FOLHA - Em oito anos, a sra. não vê melhora na situação da Colômbia? Estatísticas mostram índices de violência melhores em Medellín, por exemplo...
GAVIRIA -
A situação melhorou, mas pouco. Há mais polícia na rua, mas não é só isso que resolve. Mas ainda tenho esperança. Queremos que esse senhor [presidente Álvaro Uribe], em vez de se preocupar com seus amigos desmobilizados, preocupe-se com a vítimas. O governo cumpre todas as exigências dos desmobilizados. E nós? Não estamos pedindo, neste momento, indenização. Agora queremos a verdade. Depois, veremos se alguém quer ser indenizado.

FOLHA - O que sra. achou da libertação de prisioneiros das Farc por Uribe?
GAVIRIA -
Estamos desesperadas e confiamos muito nessas negociações. Há pessoas que estão na associação que tiveram parentes seqüestrados pela guerrilha. Claro que as Farc estão jogando com o governo e com o sofrimento das pessoas. Olha tudo que o governo já ofereceu. E eles, nada.

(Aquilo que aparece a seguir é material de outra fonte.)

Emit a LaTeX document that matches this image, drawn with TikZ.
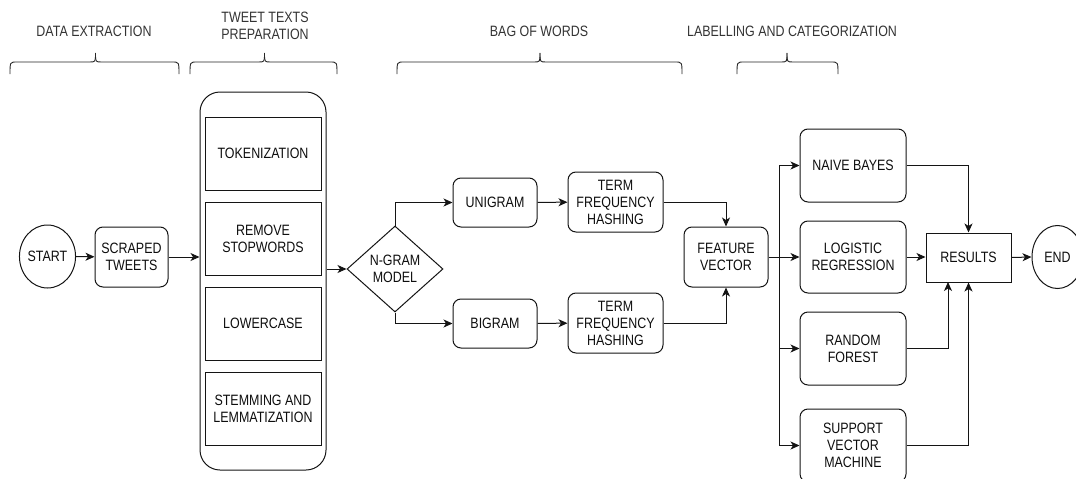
\documentclass[tikz,border=0pt]{standalone}
\usepackage{fontspec}
\setmainfont{Liberation Sans}[FakeStretch=0.83]
\usetikzlibrary{shapes.geometric,arrows.meta}
\begin{document}
\begin{tikzpicture}[x=1pt,y=-1pt,
  every node/.style={font=\fontsize{15}{17}\selectfont, text=black!95, align=center, inner sep=0pt},
  line/.style={line width=1pt, draw=black!92},
  arr/.style={line, -{Stealth[length=9pt,width=8pt,inset=2.5pt]}},
  rbox/.style={line, draw, rounded corners=8pt},
  sbox/.style={line, draw},
  oval/.style={line, draw, ellipse},
  lbl/.style={text=black!80},
  brace/.style={line width=0.9pt, draw=black!85}
]
\useasboundingbox (0,0) rectangle (1076,479);

% top labels
\node[lbl] (lde) at (94,31) {DATA EXTRACTION};
\node[lbl] (ltt) at (265,26) {TWEET TEXTS\\PREPARATION};
\node[lbl] (lbw) at (539,31) {BAG OF WORDS};
\node[lbl] (llc) at (792,31) {LABELLING AND CATEGORIZATION};

% braces
\foreach \a/\m/\b in {10/95.5/179, 190/264.5/337, 397/540/682, 737/787/838}{
  \draw[brace] (\a,74) .. controls (\a,62) .. (\a+7,62) -- (\m-6,62) .. controls (\m,62) .. (\m,53);
  \draw[brace] (\b,74) .. controls (\b,62) .. (\b-7,62) -- (\m+6,62) .. controls (\m,62) .. (\m,53);
}

% nodes
\node[oval, minimum width=51pt, minimum height=63pt] (start) at (47.5,256.5) {START};
\node[rbox, minimum width=73pt, minimum height=60pt] (scr) at (131.5,257) {SCRAPED\\TWEETS};

\node[line, draw, rounded corners=20pt, minimum width=126pt, minimum height=378pt] (cont) at (263,281) {};
\node[sbox, minimum width=116pt, minimum height=73pt] (tok) at (263,153.5) {TOKENIZATION};
\node[sbox, minimum width=116pt, minimum height=73pt] (stop) at (263,238.5) {REMOVE\\STOPWORDS};
\node[sbox, minimum width=116pt, minimum height=73pt] (low) at (263,323.5) {LOWERCASE};
\node[sbox, minimum width=116pt, minimum height=73pt] (stem) at (263,408.5) {STEMMING AND\\LEMMATIZATION};

\node[line, draw, diamond, minimum width=96pt, minimum height=86pt] (ng) at (395,269) {N-GRAM\\MODEL};

\node[rbox, minimum width=84pt, minimum height=49pt] (uni) at (495,202.5) {UNIGRAM};
\node[rbox, minimum width=84pt, minimum height=49pt] (bi) at (495,323.5) {BIGRAM};
\node[rbox, minimum width=95pt, minimum height=60pt] (tf1) at (615.5,202) {TERM\\FREQUENCY\\HASHING};
\node[rbox, minimum width=95pt, minimum height=60pt] (tf2) at (615.5,323) {TERM\\FREQUENCY\\HASHING};
\node[rbox, minimum width=84pt, minimum height=60pt] (feat) at (726,257) {FEATURE\\VECTOR};

\node[rbox, minimum width=106pt, minimum height=73pt] (nb) at (853,165.5) {NAIVE BAYES};
\node[rbox, minimum width=106pt, minimum height=72pt] (lr) at (853,257) {LOGISTIC\\REGRESSION};
\node[rbox, minimum width=106pt, minimum height=73pt] (rf) at (853,348.5) {RANDOM\\FOREST};
\node[rbox, minimum width=106pt, minimum height=73pt] (svm) at (853,445.5) {SUPPORT\\VECTOR\\MACHINE};

\node[sbox, minimum width=85pt, minimum height=49pt] (res) at (968.5,257.5) {RESULTS};
\node[oval, minimum width=51pt, minimum height=63pt] (end) at (1057.5,257) {END};

% connectors
\draw[arr] (start) -- (scr);
\draw[arr] (scr.east) -- (scr.east -| cont.west);
\draw[arr] (cont.east |- ng.west) -- (ng.west);
\draw[arr] (ng.north) |- (uni.west);
\draw[arr] (ng.south) |- (bi.west);
\draw[arr] (uni) -- (tf1);
\draw[arr] (bi) -- (tf2);
\draw[arr] (tf1.east) -| (feat.north);
\draw[arr] (tf2.east) -| (feat.south);

\coordinate (bus) at (779,257);
\draw[arr] (feat.east) -- (lr.west);
\draw[arr] (bus) |- (nb.west);
\draw[arr] (bus) |- (rf.west);
\draw[arr] (bus) |- (svm.west);

\coordinate (rfin) at (948,282);
\draw[arr] (nb.east) -| (res.north);
\draw[arr] (lr.east) -- (res.west |- lr.east);
\draw[arr] (rf.east) -| (rfin);
\draw[arr] (svm.east) -| (res.south);
\draw[arr] (res.east) -- (end.west);
\end{tikzpicture}
\end{document}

FOLHA - Como a sra. tem sido recebida em outros lugares da Colômbia? Ainda há medo de denunciar os "paras"?
GAVIRIA -
Há vítimas que ainda têm medo de falar. Sentem a toda hora o terror das ameaças. Pensam: se eu, que sou a presidente, estou sendo ameaçada, o que será delas? Isso tem de acabar. Por Deus! É impossível seguir vivendo sob a tortura da ameaça. Não vamos recuar.

FOLHA - Depois do desaparecimento do seu irmão, no mês passado, a sra. não pensou em desistir, em deixar a Colômbia?
GAVIRIA -
Tenho muita esperança de encontrar meu filho, meu irmão, todos. Já esteve em Medellín? Lá é muito bonito [risos]. Eu não penso em sair daqui, nada disso. Não até esclarecer tudo.